It wasn't going well. I don't usually take my camera and drive 25 miles to Keystone Spit to look for birds at the end of a dark, overcast afternoon. This time I had to try. I'd seen a Facebook tip that a Snowy Owl was hanging around Keystone.
|My first Snowy Owl, an outright gift.|
Others were looking, too, cruising the area slowly in SUVs, windows down, scanning the woody debris with binoculars and stopping occasionally to ask the odd pedestrian if he'd seen any Snowy Owls.
"No," I overheard several times from a distance. "But I heard there was one at Stanwood the other day. And last year they gathered at Boundary Bay, BC." Ok, thanks.
I'd walked two miles of backshore in fading light. Except for a few common gulls, all I'd seen were gnarled beach-logs twisted into bird shapes. The day was over and I was thinking about home.

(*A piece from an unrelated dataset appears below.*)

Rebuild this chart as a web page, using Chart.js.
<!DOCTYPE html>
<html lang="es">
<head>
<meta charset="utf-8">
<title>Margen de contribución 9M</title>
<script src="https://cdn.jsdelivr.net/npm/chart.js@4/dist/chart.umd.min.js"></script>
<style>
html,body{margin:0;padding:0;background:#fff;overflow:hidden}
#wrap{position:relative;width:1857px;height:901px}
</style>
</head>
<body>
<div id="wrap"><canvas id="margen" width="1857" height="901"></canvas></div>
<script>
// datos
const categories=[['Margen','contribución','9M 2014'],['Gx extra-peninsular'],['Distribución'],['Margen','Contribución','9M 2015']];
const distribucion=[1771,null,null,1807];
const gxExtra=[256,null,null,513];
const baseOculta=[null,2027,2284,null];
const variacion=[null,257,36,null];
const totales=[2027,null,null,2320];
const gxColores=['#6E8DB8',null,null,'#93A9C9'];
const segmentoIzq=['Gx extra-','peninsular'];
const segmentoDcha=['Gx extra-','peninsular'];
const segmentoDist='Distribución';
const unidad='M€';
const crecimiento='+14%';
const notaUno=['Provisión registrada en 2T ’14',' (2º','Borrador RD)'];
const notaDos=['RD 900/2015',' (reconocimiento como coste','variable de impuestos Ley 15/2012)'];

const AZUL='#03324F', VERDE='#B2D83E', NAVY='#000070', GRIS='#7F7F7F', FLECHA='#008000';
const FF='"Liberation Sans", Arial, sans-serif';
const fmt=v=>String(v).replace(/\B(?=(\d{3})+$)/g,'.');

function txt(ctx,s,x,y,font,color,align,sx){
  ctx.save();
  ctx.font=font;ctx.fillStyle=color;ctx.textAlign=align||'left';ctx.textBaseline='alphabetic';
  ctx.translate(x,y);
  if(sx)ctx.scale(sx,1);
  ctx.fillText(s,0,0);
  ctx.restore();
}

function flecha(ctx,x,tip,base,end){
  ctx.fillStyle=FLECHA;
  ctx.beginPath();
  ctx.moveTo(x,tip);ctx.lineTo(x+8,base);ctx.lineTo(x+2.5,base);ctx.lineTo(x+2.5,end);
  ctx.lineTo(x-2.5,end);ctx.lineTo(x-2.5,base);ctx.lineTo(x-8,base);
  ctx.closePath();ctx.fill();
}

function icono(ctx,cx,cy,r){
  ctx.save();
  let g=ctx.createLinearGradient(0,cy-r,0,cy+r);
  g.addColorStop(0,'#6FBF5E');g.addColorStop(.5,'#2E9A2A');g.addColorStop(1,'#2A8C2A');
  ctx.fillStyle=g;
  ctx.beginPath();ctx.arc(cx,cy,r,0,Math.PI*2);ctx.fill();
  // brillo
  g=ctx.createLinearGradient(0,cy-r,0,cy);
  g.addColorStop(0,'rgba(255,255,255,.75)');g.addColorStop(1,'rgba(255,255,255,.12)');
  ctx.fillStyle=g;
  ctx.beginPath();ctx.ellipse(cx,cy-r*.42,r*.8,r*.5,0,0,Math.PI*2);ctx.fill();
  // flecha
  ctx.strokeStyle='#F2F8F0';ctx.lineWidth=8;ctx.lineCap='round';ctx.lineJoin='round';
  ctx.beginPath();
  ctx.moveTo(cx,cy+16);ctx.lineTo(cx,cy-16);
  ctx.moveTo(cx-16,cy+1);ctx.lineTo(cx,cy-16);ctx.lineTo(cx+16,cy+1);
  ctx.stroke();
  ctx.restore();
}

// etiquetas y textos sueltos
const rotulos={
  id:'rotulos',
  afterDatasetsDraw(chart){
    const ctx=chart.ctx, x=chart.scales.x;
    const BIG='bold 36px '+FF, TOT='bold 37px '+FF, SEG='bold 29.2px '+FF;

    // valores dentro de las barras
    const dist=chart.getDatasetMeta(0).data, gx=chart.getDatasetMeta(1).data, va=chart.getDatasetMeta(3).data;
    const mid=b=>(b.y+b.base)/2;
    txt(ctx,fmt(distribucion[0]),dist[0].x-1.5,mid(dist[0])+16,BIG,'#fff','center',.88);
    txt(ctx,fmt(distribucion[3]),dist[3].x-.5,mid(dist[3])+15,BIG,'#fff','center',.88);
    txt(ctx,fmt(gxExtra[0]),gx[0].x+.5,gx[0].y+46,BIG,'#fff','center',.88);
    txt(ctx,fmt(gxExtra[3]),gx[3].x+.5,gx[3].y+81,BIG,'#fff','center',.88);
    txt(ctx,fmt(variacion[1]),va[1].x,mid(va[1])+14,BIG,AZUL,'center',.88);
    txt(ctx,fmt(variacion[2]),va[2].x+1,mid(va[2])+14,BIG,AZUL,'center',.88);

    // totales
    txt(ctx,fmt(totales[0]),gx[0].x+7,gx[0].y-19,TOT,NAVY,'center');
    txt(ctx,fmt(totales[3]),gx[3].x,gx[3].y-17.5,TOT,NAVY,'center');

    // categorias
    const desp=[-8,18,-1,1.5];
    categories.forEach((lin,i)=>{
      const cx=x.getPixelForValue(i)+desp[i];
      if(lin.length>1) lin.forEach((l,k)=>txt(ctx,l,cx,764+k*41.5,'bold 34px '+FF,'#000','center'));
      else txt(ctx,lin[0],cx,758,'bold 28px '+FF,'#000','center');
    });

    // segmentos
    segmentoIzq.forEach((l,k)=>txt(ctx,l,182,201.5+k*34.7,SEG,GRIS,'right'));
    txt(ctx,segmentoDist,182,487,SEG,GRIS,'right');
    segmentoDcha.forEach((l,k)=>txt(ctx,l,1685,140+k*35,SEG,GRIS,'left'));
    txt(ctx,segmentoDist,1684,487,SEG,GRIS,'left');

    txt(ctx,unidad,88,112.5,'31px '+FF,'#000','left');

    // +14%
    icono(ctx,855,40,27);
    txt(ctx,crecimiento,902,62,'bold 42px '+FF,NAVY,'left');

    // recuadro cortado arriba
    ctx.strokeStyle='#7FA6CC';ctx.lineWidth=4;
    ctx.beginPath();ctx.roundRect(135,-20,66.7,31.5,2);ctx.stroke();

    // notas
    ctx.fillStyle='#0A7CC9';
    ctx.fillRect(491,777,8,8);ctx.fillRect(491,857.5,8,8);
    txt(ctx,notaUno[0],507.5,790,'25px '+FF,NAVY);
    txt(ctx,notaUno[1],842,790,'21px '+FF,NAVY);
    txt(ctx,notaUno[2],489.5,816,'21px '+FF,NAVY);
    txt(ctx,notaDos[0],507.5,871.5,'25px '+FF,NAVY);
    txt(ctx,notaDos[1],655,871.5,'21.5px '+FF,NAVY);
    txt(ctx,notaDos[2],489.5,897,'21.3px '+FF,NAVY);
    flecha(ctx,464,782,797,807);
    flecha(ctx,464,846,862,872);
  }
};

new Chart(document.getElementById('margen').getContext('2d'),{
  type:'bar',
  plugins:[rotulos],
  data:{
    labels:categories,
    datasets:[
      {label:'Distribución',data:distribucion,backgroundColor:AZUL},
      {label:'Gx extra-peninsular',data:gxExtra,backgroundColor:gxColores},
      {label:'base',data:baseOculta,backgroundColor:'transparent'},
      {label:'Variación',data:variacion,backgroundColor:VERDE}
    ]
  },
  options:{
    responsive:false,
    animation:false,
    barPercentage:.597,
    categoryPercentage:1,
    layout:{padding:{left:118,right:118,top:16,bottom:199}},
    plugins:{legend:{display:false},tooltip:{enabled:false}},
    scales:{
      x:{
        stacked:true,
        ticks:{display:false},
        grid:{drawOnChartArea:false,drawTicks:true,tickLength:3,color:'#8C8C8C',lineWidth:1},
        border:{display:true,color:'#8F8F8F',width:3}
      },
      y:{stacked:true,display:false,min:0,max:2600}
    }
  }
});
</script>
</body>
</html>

I was nearly back to my vehicle when a white glow on a distant log caught my eye, just across from where I had parked. I put my lens on it and beheld the first Snowy Owl of my life.
If you haven't seen a Snowy Owl, it is exhilarating. I wasn't prepared for the intense white, the penetrating yellow eyes and the sheer size of this bird. This Arctic visitor is a magnificent predator, but when sitting on a beach log it radiates serenity and calm.
I was alone. Others had come and gone.
The Snowy Owl was there for me - a most perfect gift for the new year.